Given material:

◇ ◇ ◇ ◇ ◇

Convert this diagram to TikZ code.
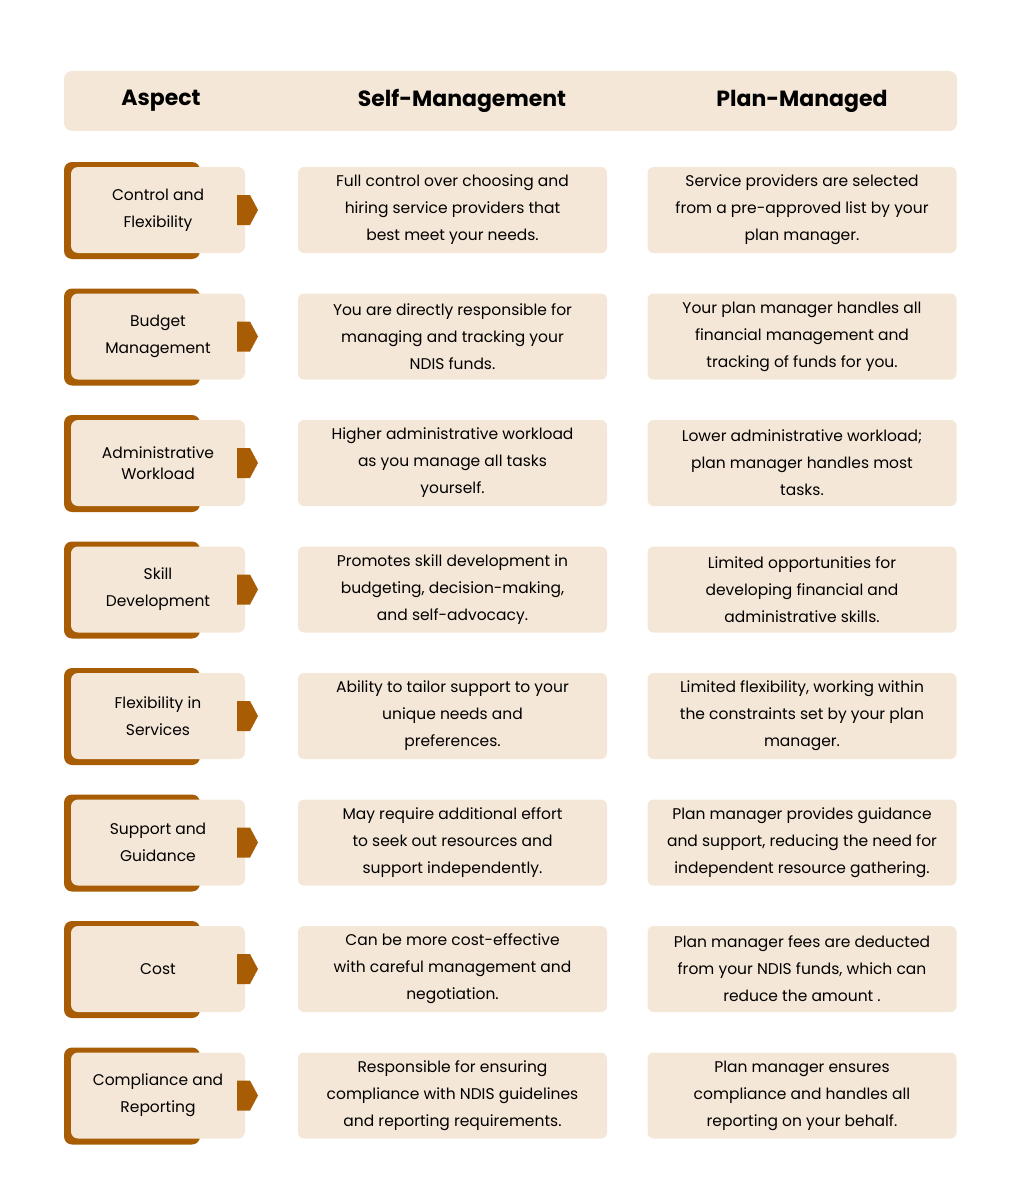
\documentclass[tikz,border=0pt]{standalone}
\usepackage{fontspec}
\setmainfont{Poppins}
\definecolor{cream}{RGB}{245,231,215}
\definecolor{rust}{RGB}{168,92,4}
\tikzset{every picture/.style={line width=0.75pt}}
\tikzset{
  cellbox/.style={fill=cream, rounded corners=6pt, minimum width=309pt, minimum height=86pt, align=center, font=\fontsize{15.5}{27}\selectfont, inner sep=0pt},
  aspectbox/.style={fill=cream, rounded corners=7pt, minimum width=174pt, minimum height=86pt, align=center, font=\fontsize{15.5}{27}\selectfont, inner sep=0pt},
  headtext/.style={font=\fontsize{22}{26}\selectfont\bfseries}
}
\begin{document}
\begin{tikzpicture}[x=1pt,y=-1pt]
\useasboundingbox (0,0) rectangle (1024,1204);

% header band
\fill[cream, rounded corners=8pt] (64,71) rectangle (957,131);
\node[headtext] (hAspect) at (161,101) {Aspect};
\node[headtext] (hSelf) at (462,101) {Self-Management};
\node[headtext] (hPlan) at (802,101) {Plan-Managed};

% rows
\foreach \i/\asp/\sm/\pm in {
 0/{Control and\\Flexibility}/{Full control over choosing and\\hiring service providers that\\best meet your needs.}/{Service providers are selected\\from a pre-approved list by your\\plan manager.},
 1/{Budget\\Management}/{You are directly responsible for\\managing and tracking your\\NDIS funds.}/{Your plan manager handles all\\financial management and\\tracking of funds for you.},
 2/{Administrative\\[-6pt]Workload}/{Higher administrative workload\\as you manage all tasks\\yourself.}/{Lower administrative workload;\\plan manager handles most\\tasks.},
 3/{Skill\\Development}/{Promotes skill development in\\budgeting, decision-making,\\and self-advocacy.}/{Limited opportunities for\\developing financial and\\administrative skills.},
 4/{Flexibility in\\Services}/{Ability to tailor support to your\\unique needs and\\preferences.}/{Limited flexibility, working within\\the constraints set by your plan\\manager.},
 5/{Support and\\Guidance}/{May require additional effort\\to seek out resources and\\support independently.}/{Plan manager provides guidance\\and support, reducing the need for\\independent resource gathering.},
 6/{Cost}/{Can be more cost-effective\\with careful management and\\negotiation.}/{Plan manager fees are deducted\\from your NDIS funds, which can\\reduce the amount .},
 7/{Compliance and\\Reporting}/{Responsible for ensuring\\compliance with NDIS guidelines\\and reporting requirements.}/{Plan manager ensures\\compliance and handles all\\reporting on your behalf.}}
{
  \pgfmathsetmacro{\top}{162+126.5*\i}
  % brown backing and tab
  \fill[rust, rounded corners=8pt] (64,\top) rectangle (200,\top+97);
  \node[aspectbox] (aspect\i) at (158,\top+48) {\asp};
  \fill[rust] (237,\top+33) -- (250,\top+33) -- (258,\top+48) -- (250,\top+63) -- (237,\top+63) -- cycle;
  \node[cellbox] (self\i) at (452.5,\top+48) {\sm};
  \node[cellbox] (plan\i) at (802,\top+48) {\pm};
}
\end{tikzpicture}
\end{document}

◇ ◇ ◇ ◇ ◇

Problem to work on: Write out the material above once more, exactly as it reads, with no pictures.

Answer:
Convert this diagram to TikZ code.
\documentclass[tikz,border=0pt]{standalone}
\usepackage{fontspec}
\setmainfont{Poppins}
\definecolor{cream}{RGB}{245,231,215}
\definecolor{rust}{RGB}{168,92,4}
\tikzset{every picture/.style={line width=0.75pt}}
\tikzset{
  cellbox/.style={fill=cream, rounded corners=6pt, minimum width=309pt, minimum height=86pt, align=center, font=\fontsize{15.5}{27}\selectfont, inner sep=0pt},
  aspectbox/.style={fill=cream, rounded corners=7pt, minimum width=174pt, minimum height=86pt, align=center, font=\fontsize{15.5}{27}\selectfont, inner sep=0pt},
  headtext/.style={font=\fontsize{22}{26}\selectfont\bfseries}
}
\begin{document}
\begin{tikzpicture}[x=1pt,y=-1pt]
\useasboundingbox (0,0) rectangle (1024,1204);

% header band
\fill[cream, rounded corners=8pt] (64,71) rectangle (957,131);
\node[headtext] (hAspect) at (161,101) {Aspect};
\node[headtext] (hSelf) at (462,101) {Self-Management};
\node[headtext] (hPlan) at (802,101) {Plan-Managed};

% rows
\foreach \i/\asp/\sm/\pm in {
 0/{Control and\\Flexibility}/{Full control over choosing and\\hiring service providers that\\best meet your needs.}/{Service providers are selected\\from a pre-approved list by your\\plan manager.},
 1/{Budget\\Management}/{You are directly responsible for\\managing and tracking your\\NDIS funds.}/{Your plan manager handles all\\financial management and\\tracking of funds for you.},
 2/{Administrative\\[-6pt]Workload}/{Higher administrative workload\\as you manage all tasks\\yourself.}/{Lower administrative workload;\\plan manager handles most\\tasks.},
 3/{Skill\\Development}/{Promotes skill development in\\budgeting, decision-making,\\and self-advocacy.}/{Limited opportunities for\\developing financial and\\administrative skills.},
 4/{Flexibility in\\Services}/{Ability to tailor support to your\\unique needs and\\preferences.}/{Limited flexibility, working within\\the constraints set by your plan\\manager.},
 5/{Support and\\Guidance}/{May require additional effort\\to seek out resources and\\support independently.}/{Plan manager provides guidance\\and support, reducing the need for\\independent resource gathering.},
 6/{Cost}/{Can be more cost-effective\\with careful management and\\negotiation.}/{Plan manager fees are deducted\\from your NDIS funds, which can\\reduce the amount .},
 7/{Compliance and\\Reporting}/{Responsible for ensuring\\compliance with NDIS guidelines\\and reporting requirements.}/{Plan manager ensures\\compliance and handles all\\reporting on your behalf.}}
{
  \pgfmathsetmacro{\top}{162+126.5*\i}
  % brown backing and tab
  \fill[rust, rounded corners=8pt] (64,\top) rectangle (200,\top+97);
  \node[aspectbox] (aspect\i) at (158,\top+48) {\asp};
  \fill[rust] (237,\top+33) -- (250,\top+33) -- (258,\top+48) -- (250,\top+63) -- (237,\top+63) -- cycle;
  \node[cellbox] (self\i) at (452.5,\top+48) {\sm};
  \node[cellbox] (plan\i) at (802,\top+48) {\pm};
}
\end{tikzpicture}
\end{document}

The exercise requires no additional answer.